### TASK TO COMPLETE:
Every line from the first one to the line containing "量:8207 漲 230.59</text>" should be echoed exactly; leave out the rest.

### RECORDS:
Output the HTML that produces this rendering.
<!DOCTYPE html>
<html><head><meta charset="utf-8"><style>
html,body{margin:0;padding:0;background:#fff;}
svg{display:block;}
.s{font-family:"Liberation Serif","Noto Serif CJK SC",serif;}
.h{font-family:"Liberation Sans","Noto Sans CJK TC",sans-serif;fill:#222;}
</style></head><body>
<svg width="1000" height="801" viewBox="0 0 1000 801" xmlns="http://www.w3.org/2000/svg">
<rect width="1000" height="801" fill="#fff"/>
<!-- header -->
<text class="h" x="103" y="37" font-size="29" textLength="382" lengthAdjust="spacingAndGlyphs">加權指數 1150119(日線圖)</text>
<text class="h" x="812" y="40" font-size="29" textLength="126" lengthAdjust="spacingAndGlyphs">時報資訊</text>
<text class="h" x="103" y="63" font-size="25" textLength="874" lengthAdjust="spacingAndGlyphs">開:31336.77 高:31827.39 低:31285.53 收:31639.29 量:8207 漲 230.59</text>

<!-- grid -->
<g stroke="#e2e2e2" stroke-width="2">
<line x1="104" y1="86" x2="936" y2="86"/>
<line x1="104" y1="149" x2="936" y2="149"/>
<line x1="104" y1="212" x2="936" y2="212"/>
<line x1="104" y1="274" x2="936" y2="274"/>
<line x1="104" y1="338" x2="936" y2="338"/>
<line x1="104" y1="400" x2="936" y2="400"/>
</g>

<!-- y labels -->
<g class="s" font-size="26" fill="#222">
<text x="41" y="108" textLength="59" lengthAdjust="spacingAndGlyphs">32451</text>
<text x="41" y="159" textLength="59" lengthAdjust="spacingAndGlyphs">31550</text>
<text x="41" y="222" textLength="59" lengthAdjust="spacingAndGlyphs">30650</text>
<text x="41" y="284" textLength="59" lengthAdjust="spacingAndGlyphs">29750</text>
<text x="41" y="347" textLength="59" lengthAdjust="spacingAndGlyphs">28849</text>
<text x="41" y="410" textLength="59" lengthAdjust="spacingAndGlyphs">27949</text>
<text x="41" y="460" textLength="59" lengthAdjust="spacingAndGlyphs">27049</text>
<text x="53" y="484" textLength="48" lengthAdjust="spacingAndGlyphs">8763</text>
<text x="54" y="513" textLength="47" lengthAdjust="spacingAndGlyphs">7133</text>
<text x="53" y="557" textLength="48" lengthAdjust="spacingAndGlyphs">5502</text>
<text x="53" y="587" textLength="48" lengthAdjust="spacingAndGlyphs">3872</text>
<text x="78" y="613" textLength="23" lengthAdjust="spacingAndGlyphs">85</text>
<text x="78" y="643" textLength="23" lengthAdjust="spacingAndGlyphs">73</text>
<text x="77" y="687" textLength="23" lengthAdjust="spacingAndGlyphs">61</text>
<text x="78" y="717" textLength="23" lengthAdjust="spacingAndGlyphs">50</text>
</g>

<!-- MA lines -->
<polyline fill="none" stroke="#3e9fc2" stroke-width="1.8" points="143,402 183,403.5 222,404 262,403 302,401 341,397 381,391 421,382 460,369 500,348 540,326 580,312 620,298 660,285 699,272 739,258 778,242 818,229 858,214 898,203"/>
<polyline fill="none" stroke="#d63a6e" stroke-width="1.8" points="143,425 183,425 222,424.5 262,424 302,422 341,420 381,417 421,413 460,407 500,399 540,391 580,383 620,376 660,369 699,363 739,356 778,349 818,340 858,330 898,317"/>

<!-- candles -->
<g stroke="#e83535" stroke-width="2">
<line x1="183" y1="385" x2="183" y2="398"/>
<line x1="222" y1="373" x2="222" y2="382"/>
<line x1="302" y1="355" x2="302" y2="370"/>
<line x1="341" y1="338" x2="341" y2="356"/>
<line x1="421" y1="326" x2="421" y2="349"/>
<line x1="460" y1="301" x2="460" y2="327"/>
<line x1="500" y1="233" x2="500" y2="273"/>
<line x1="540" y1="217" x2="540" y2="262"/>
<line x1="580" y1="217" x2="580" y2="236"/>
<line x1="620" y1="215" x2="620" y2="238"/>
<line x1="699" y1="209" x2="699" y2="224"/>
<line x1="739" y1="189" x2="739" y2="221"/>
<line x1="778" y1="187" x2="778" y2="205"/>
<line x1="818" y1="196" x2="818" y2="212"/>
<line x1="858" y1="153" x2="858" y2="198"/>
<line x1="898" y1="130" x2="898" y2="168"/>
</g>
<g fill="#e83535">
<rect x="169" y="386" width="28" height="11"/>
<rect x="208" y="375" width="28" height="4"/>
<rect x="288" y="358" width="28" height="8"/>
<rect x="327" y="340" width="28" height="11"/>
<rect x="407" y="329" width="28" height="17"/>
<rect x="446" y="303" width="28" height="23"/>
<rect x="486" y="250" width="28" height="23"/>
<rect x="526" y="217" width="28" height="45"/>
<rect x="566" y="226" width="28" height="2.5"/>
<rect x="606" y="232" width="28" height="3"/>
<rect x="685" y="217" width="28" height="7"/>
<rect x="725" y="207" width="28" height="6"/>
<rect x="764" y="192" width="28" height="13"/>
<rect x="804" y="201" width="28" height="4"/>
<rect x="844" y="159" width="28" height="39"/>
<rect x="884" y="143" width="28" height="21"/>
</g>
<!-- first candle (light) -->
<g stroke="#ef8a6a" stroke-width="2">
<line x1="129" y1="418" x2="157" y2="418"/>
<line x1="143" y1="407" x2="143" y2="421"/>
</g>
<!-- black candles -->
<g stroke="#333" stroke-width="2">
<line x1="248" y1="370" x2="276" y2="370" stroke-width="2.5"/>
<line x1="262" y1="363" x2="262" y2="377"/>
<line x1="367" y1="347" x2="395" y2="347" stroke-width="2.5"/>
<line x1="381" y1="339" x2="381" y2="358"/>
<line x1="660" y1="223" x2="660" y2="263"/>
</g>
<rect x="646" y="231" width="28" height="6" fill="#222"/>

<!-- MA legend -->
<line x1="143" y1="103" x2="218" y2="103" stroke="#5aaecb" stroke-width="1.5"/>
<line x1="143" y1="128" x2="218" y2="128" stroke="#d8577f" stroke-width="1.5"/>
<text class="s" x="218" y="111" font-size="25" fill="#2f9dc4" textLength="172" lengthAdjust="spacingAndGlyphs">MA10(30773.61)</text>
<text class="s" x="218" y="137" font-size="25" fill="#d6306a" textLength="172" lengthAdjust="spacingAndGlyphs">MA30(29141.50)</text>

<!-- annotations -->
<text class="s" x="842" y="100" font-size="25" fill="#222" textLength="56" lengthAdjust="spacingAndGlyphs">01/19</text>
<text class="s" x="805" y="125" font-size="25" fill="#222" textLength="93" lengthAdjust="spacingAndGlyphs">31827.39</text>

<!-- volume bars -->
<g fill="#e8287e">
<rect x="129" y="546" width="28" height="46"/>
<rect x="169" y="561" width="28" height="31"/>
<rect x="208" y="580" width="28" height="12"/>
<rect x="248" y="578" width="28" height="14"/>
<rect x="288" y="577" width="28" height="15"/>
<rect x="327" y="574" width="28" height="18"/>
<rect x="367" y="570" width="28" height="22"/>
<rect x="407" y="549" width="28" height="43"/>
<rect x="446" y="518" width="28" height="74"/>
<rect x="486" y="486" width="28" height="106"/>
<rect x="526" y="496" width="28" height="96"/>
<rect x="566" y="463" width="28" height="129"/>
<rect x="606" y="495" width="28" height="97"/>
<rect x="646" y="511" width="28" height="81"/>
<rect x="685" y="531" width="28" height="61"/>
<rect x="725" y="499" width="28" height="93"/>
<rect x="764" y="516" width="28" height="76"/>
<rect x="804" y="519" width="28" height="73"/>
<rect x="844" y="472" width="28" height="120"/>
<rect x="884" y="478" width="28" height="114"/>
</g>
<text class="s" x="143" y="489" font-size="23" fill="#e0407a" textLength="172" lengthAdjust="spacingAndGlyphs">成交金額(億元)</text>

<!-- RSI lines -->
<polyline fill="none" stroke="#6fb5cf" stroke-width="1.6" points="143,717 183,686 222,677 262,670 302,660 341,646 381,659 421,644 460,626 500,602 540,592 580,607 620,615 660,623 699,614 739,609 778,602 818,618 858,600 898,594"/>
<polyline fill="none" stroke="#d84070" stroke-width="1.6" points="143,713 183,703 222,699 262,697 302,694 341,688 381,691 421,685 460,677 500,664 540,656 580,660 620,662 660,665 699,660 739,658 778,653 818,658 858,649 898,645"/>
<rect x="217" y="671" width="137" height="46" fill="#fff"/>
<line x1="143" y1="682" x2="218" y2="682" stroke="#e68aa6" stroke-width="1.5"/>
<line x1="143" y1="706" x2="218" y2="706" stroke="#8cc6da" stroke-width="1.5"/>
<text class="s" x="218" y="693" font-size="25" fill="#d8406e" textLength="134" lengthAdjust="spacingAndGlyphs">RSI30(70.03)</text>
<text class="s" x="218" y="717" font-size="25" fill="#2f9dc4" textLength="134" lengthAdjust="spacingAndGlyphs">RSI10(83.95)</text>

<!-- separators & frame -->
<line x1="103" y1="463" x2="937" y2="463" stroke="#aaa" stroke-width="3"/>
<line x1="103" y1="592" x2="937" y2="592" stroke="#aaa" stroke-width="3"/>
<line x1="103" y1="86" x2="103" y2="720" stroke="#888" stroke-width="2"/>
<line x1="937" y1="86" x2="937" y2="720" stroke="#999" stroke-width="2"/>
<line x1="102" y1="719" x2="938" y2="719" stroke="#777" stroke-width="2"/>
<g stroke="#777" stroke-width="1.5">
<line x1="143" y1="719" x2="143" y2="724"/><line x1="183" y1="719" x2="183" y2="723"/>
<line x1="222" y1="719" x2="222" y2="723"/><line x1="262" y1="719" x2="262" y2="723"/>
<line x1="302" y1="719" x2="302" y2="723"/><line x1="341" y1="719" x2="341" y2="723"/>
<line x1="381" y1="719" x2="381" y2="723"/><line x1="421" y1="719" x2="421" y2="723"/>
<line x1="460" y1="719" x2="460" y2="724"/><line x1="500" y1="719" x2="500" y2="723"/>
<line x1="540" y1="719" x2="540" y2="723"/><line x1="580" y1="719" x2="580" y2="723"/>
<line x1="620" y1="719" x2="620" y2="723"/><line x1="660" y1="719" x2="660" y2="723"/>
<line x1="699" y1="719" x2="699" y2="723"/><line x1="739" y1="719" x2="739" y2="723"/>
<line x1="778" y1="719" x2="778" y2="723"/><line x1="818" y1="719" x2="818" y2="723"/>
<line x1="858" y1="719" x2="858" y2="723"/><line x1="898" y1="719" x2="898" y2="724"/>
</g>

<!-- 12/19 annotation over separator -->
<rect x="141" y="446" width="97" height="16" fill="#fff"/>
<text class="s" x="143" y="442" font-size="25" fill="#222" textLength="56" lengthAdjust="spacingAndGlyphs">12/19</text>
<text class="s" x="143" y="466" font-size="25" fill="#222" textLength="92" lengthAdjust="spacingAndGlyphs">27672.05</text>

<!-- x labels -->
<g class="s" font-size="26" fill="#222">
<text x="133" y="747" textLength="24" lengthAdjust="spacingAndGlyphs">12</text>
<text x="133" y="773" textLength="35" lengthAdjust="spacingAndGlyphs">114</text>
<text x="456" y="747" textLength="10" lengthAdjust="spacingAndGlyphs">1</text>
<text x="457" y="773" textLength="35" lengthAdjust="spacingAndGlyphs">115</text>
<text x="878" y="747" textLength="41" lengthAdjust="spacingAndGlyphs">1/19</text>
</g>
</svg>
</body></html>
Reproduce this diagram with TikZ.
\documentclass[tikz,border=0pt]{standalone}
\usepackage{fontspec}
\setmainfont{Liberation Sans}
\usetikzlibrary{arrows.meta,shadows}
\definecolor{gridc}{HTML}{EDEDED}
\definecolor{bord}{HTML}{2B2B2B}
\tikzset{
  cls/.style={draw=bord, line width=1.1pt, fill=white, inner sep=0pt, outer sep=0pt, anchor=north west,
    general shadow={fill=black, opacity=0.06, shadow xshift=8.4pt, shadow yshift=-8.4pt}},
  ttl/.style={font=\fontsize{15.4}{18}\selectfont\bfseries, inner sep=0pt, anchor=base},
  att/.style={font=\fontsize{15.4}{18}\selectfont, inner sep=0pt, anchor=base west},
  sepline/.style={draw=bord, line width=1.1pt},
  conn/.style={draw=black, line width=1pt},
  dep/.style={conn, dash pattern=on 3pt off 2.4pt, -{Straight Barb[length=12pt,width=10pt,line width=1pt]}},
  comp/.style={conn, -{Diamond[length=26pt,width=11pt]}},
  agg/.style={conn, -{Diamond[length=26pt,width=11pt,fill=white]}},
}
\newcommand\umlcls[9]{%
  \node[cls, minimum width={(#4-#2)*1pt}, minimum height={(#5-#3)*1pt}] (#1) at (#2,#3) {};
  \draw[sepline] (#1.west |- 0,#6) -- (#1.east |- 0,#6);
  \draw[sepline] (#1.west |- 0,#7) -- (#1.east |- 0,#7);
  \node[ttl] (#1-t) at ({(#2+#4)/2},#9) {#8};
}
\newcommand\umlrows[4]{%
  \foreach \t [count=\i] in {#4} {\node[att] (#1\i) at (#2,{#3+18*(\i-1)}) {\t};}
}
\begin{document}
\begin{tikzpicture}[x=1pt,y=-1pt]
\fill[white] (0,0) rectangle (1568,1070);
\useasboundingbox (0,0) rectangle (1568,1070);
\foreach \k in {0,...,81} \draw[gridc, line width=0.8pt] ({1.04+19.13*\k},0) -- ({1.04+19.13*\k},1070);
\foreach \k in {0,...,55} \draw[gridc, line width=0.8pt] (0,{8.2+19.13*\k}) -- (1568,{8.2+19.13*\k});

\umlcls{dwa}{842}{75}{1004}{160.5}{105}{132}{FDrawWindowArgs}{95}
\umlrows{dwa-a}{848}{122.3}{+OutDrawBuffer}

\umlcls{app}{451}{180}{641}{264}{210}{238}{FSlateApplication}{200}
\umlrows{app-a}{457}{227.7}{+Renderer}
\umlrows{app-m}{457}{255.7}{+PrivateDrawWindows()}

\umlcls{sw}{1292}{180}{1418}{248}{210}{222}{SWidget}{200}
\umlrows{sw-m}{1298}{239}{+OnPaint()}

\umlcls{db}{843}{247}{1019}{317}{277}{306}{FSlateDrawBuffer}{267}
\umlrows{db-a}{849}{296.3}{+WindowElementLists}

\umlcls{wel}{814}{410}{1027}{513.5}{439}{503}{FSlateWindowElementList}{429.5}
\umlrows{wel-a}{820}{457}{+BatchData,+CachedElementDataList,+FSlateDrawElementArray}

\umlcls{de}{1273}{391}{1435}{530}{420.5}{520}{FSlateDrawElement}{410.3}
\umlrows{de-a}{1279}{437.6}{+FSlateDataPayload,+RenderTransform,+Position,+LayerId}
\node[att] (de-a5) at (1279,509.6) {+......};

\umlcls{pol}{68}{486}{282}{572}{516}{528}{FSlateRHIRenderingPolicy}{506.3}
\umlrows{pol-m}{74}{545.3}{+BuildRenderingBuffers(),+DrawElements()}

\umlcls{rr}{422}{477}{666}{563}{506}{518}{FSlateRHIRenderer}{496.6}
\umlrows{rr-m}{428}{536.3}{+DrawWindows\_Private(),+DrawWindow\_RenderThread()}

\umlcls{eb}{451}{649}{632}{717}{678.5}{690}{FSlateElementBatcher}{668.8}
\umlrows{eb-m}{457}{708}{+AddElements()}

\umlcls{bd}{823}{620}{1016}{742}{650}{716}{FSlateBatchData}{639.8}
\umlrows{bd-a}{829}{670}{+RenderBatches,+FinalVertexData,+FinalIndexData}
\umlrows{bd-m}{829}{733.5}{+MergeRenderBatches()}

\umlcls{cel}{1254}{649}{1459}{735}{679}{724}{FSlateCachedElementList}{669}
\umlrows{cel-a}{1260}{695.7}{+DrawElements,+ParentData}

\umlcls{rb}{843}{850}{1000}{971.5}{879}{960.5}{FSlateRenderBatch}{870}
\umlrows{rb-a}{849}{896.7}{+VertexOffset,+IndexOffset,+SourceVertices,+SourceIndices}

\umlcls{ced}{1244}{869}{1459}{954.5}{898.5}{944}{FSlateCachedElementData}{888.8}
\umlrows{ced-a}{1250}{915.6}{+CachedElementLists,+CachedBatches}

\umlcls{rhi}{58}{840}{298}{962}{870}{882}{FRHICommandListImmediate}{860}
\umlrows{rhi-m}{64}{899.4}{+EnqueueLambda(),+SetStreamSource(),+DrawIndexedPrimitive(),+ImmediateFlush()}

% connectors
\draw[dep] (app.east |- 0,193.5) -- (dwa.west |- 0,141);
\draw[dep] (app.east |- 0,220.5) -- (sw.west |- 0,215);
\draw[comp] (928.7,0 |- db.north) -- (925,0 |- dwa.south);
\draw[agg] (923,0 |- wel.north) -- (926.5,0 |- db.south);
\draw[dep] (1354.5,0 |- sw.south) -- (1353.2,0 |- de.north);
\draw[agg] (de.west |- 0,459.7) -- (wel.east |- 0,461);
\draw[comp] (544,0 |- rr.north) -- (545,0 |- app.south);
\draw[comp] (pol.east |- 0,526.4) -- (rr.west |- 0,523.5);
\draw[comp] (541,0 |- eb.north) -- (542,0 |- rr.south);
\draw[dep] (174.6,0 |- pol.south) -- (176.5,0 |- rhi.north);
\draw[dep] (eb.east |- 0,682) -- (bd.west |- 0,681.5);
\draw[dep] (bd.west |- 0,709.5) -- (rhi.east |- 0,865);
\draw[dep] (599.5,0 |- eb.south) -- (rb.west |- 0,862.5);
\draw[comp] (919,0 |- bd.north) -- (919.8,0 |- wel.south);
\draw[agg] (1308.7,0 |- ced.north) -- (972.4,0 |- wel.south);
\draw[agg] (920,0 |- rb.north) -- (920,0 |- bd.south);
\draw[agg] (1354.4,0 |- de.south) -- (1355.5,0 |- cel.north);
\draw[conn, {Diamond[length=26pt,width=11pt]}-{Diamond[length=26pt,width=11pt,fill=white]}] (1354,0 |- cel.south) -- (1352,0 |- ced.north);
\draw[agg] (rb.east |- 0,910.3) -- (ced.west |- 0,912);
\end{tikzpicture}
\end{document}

### FINISHED ANSWER:
Output the HTML that produces this rendering.
<!DOCTYPE html>
<html><head><meta charset="utf-8"><style>
html,body{margin:0;padding:0;background:#fff;}
svg{display:block;}
.s{font-family:"Liberation Serif","Noto Serif CJK SC",serif;}
.h{font-family:"Liberation Sans","Noto Sans CJK TC",sans-serif;fill:#222;}
</style></head><body>
<svg width="1000" height="801" viewBox="0 0 1000 801" xmlns="http://www.w3.org/2000/svg">
<rect width="1000" height="801" fill="#fff"/>
<!-- header -->
<text class="h" x="103" y="37" font-size="29" textLength="382" lengthAdjust="spacingAndGlyphs">加權指數 1150119(日線圖)</text>
<text class="h" x="812" y="40" font-size="29" textLength="126" lengthAdjust="spacingAndGlyphs">時報資訊</text>
<text class="h" x="103" y="63" font-size="25" textLength="874" lengthAdjust="spacingAndGlyphs">開:31336.77 高:31827.39 低:31285.53 收:31639.29 量:8207 漲 230.59</text>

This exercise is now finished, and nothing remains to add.